When I first learned about design thinking, it seemed like such a natural process. The problem is, I’m a developer, and I’ve been taught about planning, requirements gathering, sprints, and scrums. I’m supposed to be an agile thinker, not a design thinker. But outside of the code, I am an empathetic human being, and I’ve always thought about how the coding process would affect the user and the overall experience. We need to look at how design thinking can be useful for anyone who that is looking to deliver positive outcomes for users’ needs — developers included.
At Hook & Loop we are driven by design and innovation. The development team works within a group of talented designers, information architects and UX experts. It’s no surprise that we want to feed off of their creative flow and adopt some of their principles; sometimes we need to let design drive the development process.
WHAT IS DESIGN THINKING?
Design thinking is an approach to solving problems. Design thinking is centered around truly understanding user needs and opening yourself up to trying as many things as possible before coming up with a solution. It works well in design, so why don’t we use this approach for development? We can analyze, experiment, and remain flexible to the approach that best suits the problem, the needs of the project, and the capabilities of the team. Our software, after all, is made for the user, not for the process, correct?
WHERE DO AGILE METHODS FAIL?
Agile methodologies, or the iterative process for project managing development and design, have become such a standard buzz word that companies throw the term around like it’s the silver bullet that will solve all of their productivity issues. Regardless of how trained and focus we are, projects vary in time and complexity and sometimes Agile just isn’t the best process. Many teams blindly embrace and follow these Agile standards because, well, it’s Agile, and it’s what everyone is talking about. Every project we undertake falls on a different spot along the Agile spectrum. There is no universally applicable method. Problems will be problems, people will be people, and timelines will be timelines.
Agile has been praised for faster time to market, quicker adaptability to the changing needs of the user, and better aligned collaboration between different teams and disciplines. But despite what the text book says, everything isn’t always perfect. Without the proper guidelines, Agile can lead to some fundamental issues in a design driven environment:
- Code sloppiness: Quick changes, on the fly decisions, UI tweaks. These things happen. Needing to change something but keeping some of the old code around because it’s quicker — that’s a reality. And things can get sloppy fast.
- Hard to produce perfection: When everything is an iteration it can be hard to really nail down both the architecture and the design. When we pride ourselves on perfection, nearly perfect isn’t good enough.

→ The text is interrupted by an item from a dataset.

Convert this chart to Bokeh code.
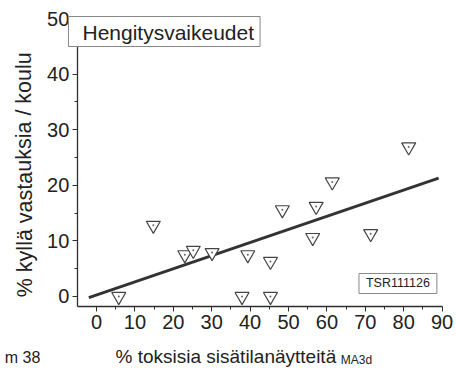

- Over management: If you do something that’s not in the Agile playbook, what happens? If you need to pivot mid-sprint, how do you react? Do you have to wait for spring planning? Can you change scope mid-sprint? Sometimes Agile, by its very nature, is not very Agile.
HOW CAN DESIGN THINKING HELP?
We’re driven by design so sometimes we need to focus on design. We need to be able to iterate based on user testing, innovate to drive the experience, and adapt to new challenges or feature requests. We have many projects that rely heavily on research and design. For these types of projects, there is definitely a large element of Waterfall style project management. Research. Design. Develop. Work can be funneled Kanban-style through the developer and that allows us to track progress, iterate quickly, and provide feedback on the rate of completion for the client. Let’s translate this to a design thinking approach.
One of the key concepts of design thinking is to bring a diverse set of people together to find a solution. So, if design is driving the project, include development in the design process. You don’t need a whole team, just a voice, the development representative. This diversifies the group and gives development an opportunity to contribute to the solution. How else can this help?
- Plenty of time for research: It’s always good to know your users, to drill down to exactly what the key principles are and to make sure that early designs are going down the right path.
- Plenty of time for design: Having plenty of time to really nail down the overall design is very important. There will be iterations and improvements later in the project but having a cohesive design language at the onset will help with decisions down the line.
- Plenty of time for architecture: Coming up with a sensible, scalable architecture on the fly is challenging, by putting in the effort at the beginning to create a system that can adapt to changing needs as the project progresses gives you a solid foundation with room to grow.
Keep your project management muscles agile but don’t back yourself in a corner. Don’t be afraid to experiment. Don’t be afraid to work with designers. Keep the bits that work and change the bits that don’t. Along the way, try to utilize some design thinking strategies–especially brainstorming and open it up to everyone involved with no boundaries on the ideas that people can suggest. Come together as a team, discuss them, and try them. Let developers think like designers and let designers think like developers with everyone always keeping the user in mind. In a design environment, collaboration can be more beneficial than handoffs.